Find all functions $f:\Bbb{R}\to \Bbb{R}$ such that $f$ is continuous and $ f(f(x+y)) = f(x)+f(y)$

Question

Find all functions $f:\Bbb{R}\to \Bbb{R}$ such that $f$ is continuous and $ f(f(x+y)) = f(x)+f(y)$

My steps: By inspection, $f(x)=x+c$ and $f(x)\equiv 0$ works, while $y=mx \,\,(m\neq1)$ and $y=mx+c\,\,(m\neq1)$ do not.

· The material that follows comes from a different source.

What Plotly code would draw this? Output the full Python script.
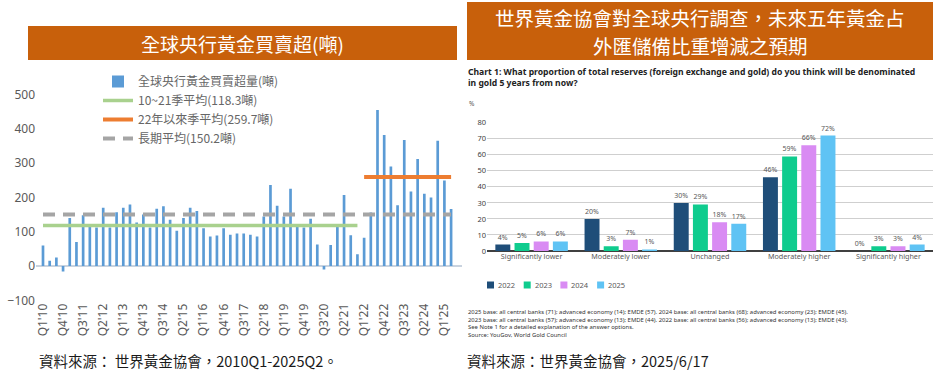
import plotly.graph_objects as go

W, H = 936, 380
def px(x):
    return x / W
def py(y):
    return 1 - y / H

# ---------------- Left chart data ----------------
quarters = [f"Q{q}'{y:02d}" for y in range(10, 26) for q in range(1, 5)][:62]
net_purchases = [60, 15, 25, -16, 140, 70, 148, 114, 112, 170, 112, 157,
                 170, 179, 127, 150, 112, 167, 174, 135, 103, 140, 170, 160,
                 110, 86, 89, 110, 91, 95, 95, 91, 86, 144, 236, 176,
                 144, 225, 114, 112, 138, 63, -10, 61, 114, 207, 90, 34,
                 82, 156, 455, 382, 290, 177, 367, 217, 312, 211, 200, 365,
                 249, 166]
avg_10_21 = 118.3
avg_22_now = 259.7
avg_long = 150.2
tick_every = 3

# ---------------- Right chart data ----------------
answers = ["Significantly lower", "Moderately lower", "Unchanged",
           "Moderately higher", "Significantly higher"]
years = ["2022", "2023", "2024", "2025"]
share_2022 = [4, 20, 30, 46, 0]
share_2023 = [5, 3, 29, 59, 3]
share_2024 = [6, 7, 18, 66, 3]
share_2025 = [6, 1, 17, 72, 4]
year_colors = ["#1F4E79", "#0FCC8E", "#D98BF3", "#5FC3F4"]

ORANGE = "#C8600B"
CJK = "Noto Sans CJK TC"
GRAY = "#595959"

fig = go.Figure()

# ---- left: bars and average lines
idx = list(range(len(quarters)))
fig.add_trace(go.Bar(x=idx, y=net_purchases, width=0.4,
                     marker=dict(color="#5B9BD5", line=dict(width=0)),
                     name="全球央行黃金買賣超量(噸)", legend="legend",
                     xaxis="x", yaxis="y"))
n_hist = 48
fig.add_trace(go.Scatter(x=[idx[0], idx[n_hist - 1]], y=[avg_10_21, avg_10_21],
                         mode="lines", line=dict(color="#A9D18E", width=3.5),
                         name=f"10~21季平均({avg_10_21}噸)", legend="legend",
                         xaxis="x", yaxis="y"))
fig.add_trace(go.Scatter(x=[idx[n_hist], idx[-1]], y=[avg_22_now, avg_22_now],
                         mode="lines", line=dict(color="#ED7D31", width=4),
                         name=f"22年以來季平均({avg_22_now}噸)", legend="legend",
                         xaxis="x", yaxis="y"))
fig.add_trace(go.Scatter(x=[idx[0], idx[-1]], y=[avg_long, avg_long],
                         mode="lines", line=dict(color="#A5A5A5", width=4, dash="12px,8px"),
                         name=f"長期平均({avg_long}噸)", legend="legend",
                         xaxis="x", yaxis="y"))

# ---- right: grouped bars
for yr, vals, col in zip(years, [share_2022, share_2023, share_2024, share_2025], year_colors):
    fig.add_trace(go.Bar(x=answers, y=vals, name=yr, marker=dict(color=col, line=dict(width=0)),
                         text=[f"{v}%" for v in vals], textposition="outside",
                         textfont=dict(size=7, color=GRAY, family="Noto Sans"),
                         cliponaxis=False, showlegend=False,
                         xaxis="x2", yaxis="y2"))

fig.update_layout(
    width=W, height=H, margin=dict(l=0, r=0, t=0, b=0, autoexpand=False),
    paper_bgcolor="white", plot_bgcolor="white",
    barmode="group", bargap=0.14, bargroupgap=0.22,
    font=dict(family=CJK, color=GRAY),
    xaxis=dict(domain=[px(36), px(462)], range=[(36 - 43) / 6.69, (462 - 43) / 6.69],
               tickmode="array", tickvals=idx[::tick_every], ticktext=quarters[::tick_every],
               tickangle=-90, tickfont=dict(size=12, color=GRAY, family="Noto Sans"),
               showgrid=False, zeroline=False, showline=False, ticks="",
               anchor="y", automargin=False),
    yaxis=dict(domain=[py(300.3), py(94.5)], range=[-100, 500], dtick=100,
               tickfont=dict(size=12, color=GRAY, family="Noto Sans"),
               showgrid=False, zeroline=True, zerolinecolor="#C9D3DF", zerolinewidth=1.5,
               showline=False, ticks="", anchor="x", automargin=False),
    xaxis2=dict(domain=[px(487), px(933)], anchor="y2",
                tickfont=dict(size=7.2, color=GRAY, family="Noto Sans"),
                showgrid=False, showline=False, ticks="", automargin=False),
    yaxis2=dict(domain=[py(251), py(122.7)], range=[0, 80], dtick=10, anchor="x2",
                tickfont=dict(size=7.5, color="#404040", family="Noto Sans"),
                showgrid=True, gridcolor="#CFCFCF", gridwidth=1,
                zeroline=True, zerolinecolor="#404040", zerolinewidth=1.5,
                showline=False, ticks="", automargin=False),
    legend=dict(x=px(98), y=py(67), xanchor="left", yanchor="top",
                bgcolor="rgba(0,0,0,0)", font=dict(size=12, color="#666666", family=CJK),
                tracegroupgap=0, itemwidth=30),
    showlegend=True,
)

def note(x, y, text, size, color, family, xanchor="left", yanchor="middle", align="left"):
    fig.add_annotation(xref="paper", yref="paper", x=px(x), y=py(y), text=text,
                       xanchor=xanchor, yanchor=yanchor, align=align, showarrow=False,
                       font=dict(size=size, color=color, family=family))

# ---- banners
fig.add_shape(type="rect", xref="paper", yref="paper", x0=px(28), x1=px(457), y0=py(60), y1=py(26),
              fillcolor=ORANGE, line=dict(width=0), layer="below")
fig.add_shape(type="rect", xref="paper", yref="paper", x0=px(467), x1=px(933), y0=py(60), y1=py(2),
              fillcolor=ORANGE, line=dict(width=0), layer="below")
note(242, 43, "全球央行黃金買賣超(噸)", 19, "white", CJK, xanchor="center", align="center")
note(700, 17.5, "世界黃金協會對全球央行調查，未來五年黃金占", 19.5, "white", CJK,
     xanchor="center", align="center")
note(700, 45.5, "外匯儲備比重增減之預期", 19.5, "white", CJK, xanchor="center", align="center")

# ---- right subtitle and notes
note(466, 64, "<b>Chart 1: What proportion of total reserves (foreign exchange and gold) do you think will be denominated<br>in gold 5 years from now?</b>",
     8.6, "#222222", "Noto Sans", yanchor="top")
note(467, 103, "%", 6.5, GRAY, "Noto Sans")
notes = ["2025 base: all central banks (71); advanced economy (14); EMDE (57). 2024 base: all central banks (68); advanced economy (23); EMDE (45).",
         "2023 base: all central banks (57); advanced economy (13); EMDE (44). 2022 base: all central banks (56); advanced economy (13); EMDE (43).",
         "See Note 1 for a detailed explanation of the answer options.",
         "Source: YouGov, World Gold Council"]
note(466, 306, "<br>".join(notes), 5.9, "#333333", "Noto Sans", yanchor="top")

# ---- right manual legend
for k, (yr, col) in enumerate(zip(years, year_colors)):
    x0 = 487 + k * 36.7
    fig.add_shape(type="rect", xref="paper", yref="paper", x0=px(x0), x1=px(x0 + 7),
                  y0=py(288.5), y1=py(281.5), fillcolor=col, line=dict(width=0))
    note(x0 + 9, 285, yr, 7.5, GRAY, "Noto Sans")

# ---- sources
note(37, 360, "資料來源： 世界黃金協會，2010Q1-2025Q2。", 14.5, "#1a1a1a", CJK)
note(465, 360, "資料來源：世界黃金協會，2025/6/17", 14.5, "#1a1a1a", CJK)

fig.write_html("out.html", config={"displayModeBar": False},
               post_script="document.body.style.margin='0px';document.body.style.overflow='hidden';")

Setting $x=y=0$ gives $f(f(0))=2f(0)$

Setting $y=-x$ leads to $f(f(0)) = 2f(0) = f(x)+f(-x) \implies f(0) = \frac{f(x)+f(-x)}{2}$

However I am stuck here. Any suggestions?

Answer 1

Hint: Whenever $x+y=z+w$, we have $$f(x)+f(y)=f(f(x+y))=f(f(z+w))=f(z)+f(w).$$ Taking $g(x)=f(x)-f(0)$, see what you can deduce from this about $g$.

A full solution is hidden below.

Subtracting $2f(0)$ from both sides of the equation above, we also have $$g(x)+g(y)=g(z)+g(w)$$ whenever $x+y=z+w$. We also have $g(0)=0$. So plugging in $w=0$ and $z=x+y$, we have $$g(x)+g(y)=g(x+y).$$ Since $g$ is continuous, this implies $g(x)=bx$ for some constant $b$. We thus have $f(x)=bx+c$ for constants $b$ and $c$. The functional equation then says $$b^2x+b^2y+bc+c=bx+by+2c$$ which implies $b^2=b$, so $b=0$ or $b=1$. If $b=0$, we then must have $c=0$ so $f(x)=0$. If $b=1$, we get $f(x)=x+c$ and this works for any $c$.